Friday, March 31

‘People who move together’: the social power of house dance | dancing


The closure of dance floors around the world during the Covid lockdowns didn’t harm the popularity of house and dance music. Instead it had a creative resurgence, as heard in albums such as Lady Gaga’s Chromatica and Dua Lipa’s Future Nostalgia, which gave an escapist sense of dancing in the clubs. Both musicians said they wanted to give people happiness during challenging times.

House dance moves, too, boomed in popularity. The tutorials given by Mike Bredy AKA “Noodles” on TikTok went viral. Like many, I couldn’t stop smiling while practicing as Bredy demonstrated basic steps such as the jumping, stomping “farmer” or the “skate” with its side-to-side leg and arm movements. Bredy, a 44-year-old New York native, Switzerland-based dancer and teacher, decided to provide a moment of fun for people to get through the pandemic – “even if it was just for one minute”.

Release … Berliners sing and dance on top of the Berlin Wall to celebrate the opening of East-West German borders. Photograph: Thomas Kienzle/AP

It’s been observed that during times of significant world change, the popularity of house music peaks as people look for a way to release all their pent-up stress and energy on the dance floor. Think of the German youth dancing during the fall of the Berlin Wall, inspired by the tunes that came out of 1980s Detroit and Chicago, or LGBTQ people finding a family in the face of marginalization in society.

House music and dance have accompanied recent protests such as the Freedom to Dance rally in London in the summer of 2021, to encourage the lifting of Covid restrictions in the music and hospitality sectors. At the global Black Lives Matter demonstrations against police brutality and racism in 2020, people sometimes danced to the Electric Slide, a 22-step sequence incorporating the grapevine move. Such dances bring forth messages of community to those who are thought of as outsiders.

“The way we communicate on the dance floor is non-verbal, and this is part of why it’s so important to society as it provides other ways of being together than our day-to-day lives allow,” says Ruth Pethybridge, a senior lecturer in dance at the University of Falmouth. “Relationships and communities are created between people who move together.”

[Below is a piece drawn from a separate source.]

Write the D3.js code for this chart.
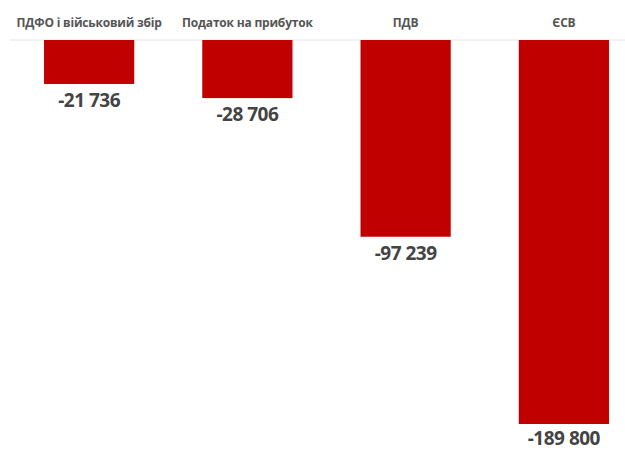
<!DOCTYPE html>
<html>
<head>
<meta charset="utf-8">
<script src="https://cdn.jsdelivr.net/npm/d3@7"></script>
<style>
  body { margin: 0; background: #fff; }
  svg { display: block; }
</style>
</head>
<body>
<div id="chart"></div>
<script>
// data
var categories = ['ПДФО і військовий збір', 'Податок на прибуток', 'ПДВ', 'ЄСВ']
var values = [-21736, -28706, -97239, -189800]

var w = 625
var h = 450
var top0 = 40

var locale = d3.formatLocale({ decimal: ',', thousands: ' ', grouping: [3], currency: ['', ''], minus: '-' })
var fmt = locale.format(',d')

var svg = d3.select('#chart').append('svg')
    .attr('width', w)
    .attr('height', h)

// scales
var xScale = d3.scaleBand()
    .domain(categories)
    .range([10, 643])
    .paddingInner(0.43)
    .paddingOuter(0.215)

var yScale = d3.scaleLinear()
    .domain([0, -189800])
    .range([top0, 424])

// baseline
svg.append('line')
    .attr('x1', 10)
    .attr('x2', w)
    .attr('y1', yScale(0))
    .attr('y2', yScale(0))
    .attr('stroke', '#e6e6e6')
    .attr('stroke-width', 1)

// bars
svg.selectAll('rect.bar')
    .data(values)
    .enter()
  .append('rect')
    .attr('class', 'bar')
    .attr('x', function (d, i) { return xScale(categories[i]) })
    .attr('y', yScale(0))
    .attr('width', xScale.bandwidth())
    .attr('height', function (d) { return yScale(d) - yScale(0) })
    .attr('fill', '#c00000')

// category labels
svg.selectAll('text.cat')
    .data(categories)
    .enter()
  .append('text')
    .attr('class', 'cat')
    .attr('x', function (d) { return xScale(d) + xScale.bandwidth() / 2 })
    .attr('y', 27)
    .attr('text-anchor', 'middle')
    .style('font-family', 'Open Sans')
    .style('font-weight', 'bold')
    .style('font-size', '12px')
    .style('letter-spacing', '-0.2px')
    .attr('fill', '#555')
    .text(function (d) { return d })

// value labels (keep the lowest one inside the picture)
svg.selectAll('text.val')
    .data(values)
    .enter()
  .append('text')
    .attr('class', 'val')
    .attr('x', function (d, i) { return xScale(categories[i]) + xScale.bandwidth() / 2 })
    .attr('y', function (d) { return Math.min(yScale(d) + 23, h - 5) })
    .attr('text-anchor', 'middle')
    .style('font-family', 'Open Sans')
    .style('font-weight', 'bold')
    .style('font-size', '19px')
    .style('letter-spacing', '-0.5px')
    .attr('fill', '#444')
    .text(function (d) { return fmt(d) })
</script>
</body>
</html>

Mike 'Noodles' Bredy leads dancers on TikTok.
Mike ‘Noodles’ Bredy leads house dancers on TikTok. Photograph: @mrbredydff

Pethybridge believes that house dance, a form of social freestyle dance, enables people to create their own signature styles through its high levels of improvisation and wide variety of stylistic influences. These include African dance (the rhythmic sounds of the drums, footwork and movement of the torso in harmony with the music); Caribbean and Afro-Latin dance; and Brazilian martial arts capoeira with its graceful acrobatic movements. Other influences include jazz, tap and voguing combined with fast and intricate footwork, jacking, lofting and floorwork similar to breakdancing. This mixture “is part of what makes it a community that can welcome difference and is often associated with ideas of freedom,” says Pethybridge.

House dance emerged from Chicago and New York clubs in the late 1970s and 80s as a descendant of the post-disco era. DJs were experimenting with new ways of mixing and remixing records to keep people dancing for extended periods. House dance was freeing, intuitive and unrestricted as it exists and evolves as a social practice rather than having set rules to follow, which can be the case in ballet and ballroom. Such formalized styles of dance incorporate technical systems and are designed for performance. Comparable to the disco genre, house is a counterculture transcending sexual and racial identity.

Sekou Heru, a 53-year-old dancer and choreographer, started out as a B-boy at the age of 10 and moved to New York aged 17 to pursue a career in the mecca of dance. At that time, says Heru, most of the trendy clubs that played house music had drag queens on the door. “They were the closest things to knowing that you were going to be safe as they would read people at the door and deny access to certain people.” House dance spread around the US mainly due to the New York dancers who went to universities in places such as Baltimore and Washington DC, bringing club music with them and forming house music and dance communities.

Heru now teaches house dance around the world with a method he created called Rhythmmetrics which combines dance, fitness, martial arts and “sacred geometry”. Like other forms of street and social dance, house dance remains popular due to its ability to take different forms as our world becomes ever more interconnected – as demonstrated by the Haitian-Canadian record producer and DJ Kaytranada with his unique fusion of dance, house, electronic and hip-hop music, as well as the dancers who bring their own hybrid experiences to the dance floors.

“Dance styles like house resist becoming too fixed and institutionalized, meaning they have endless potential to evolve and change,” says Pethybridge. “Which is surely what we need for society too.”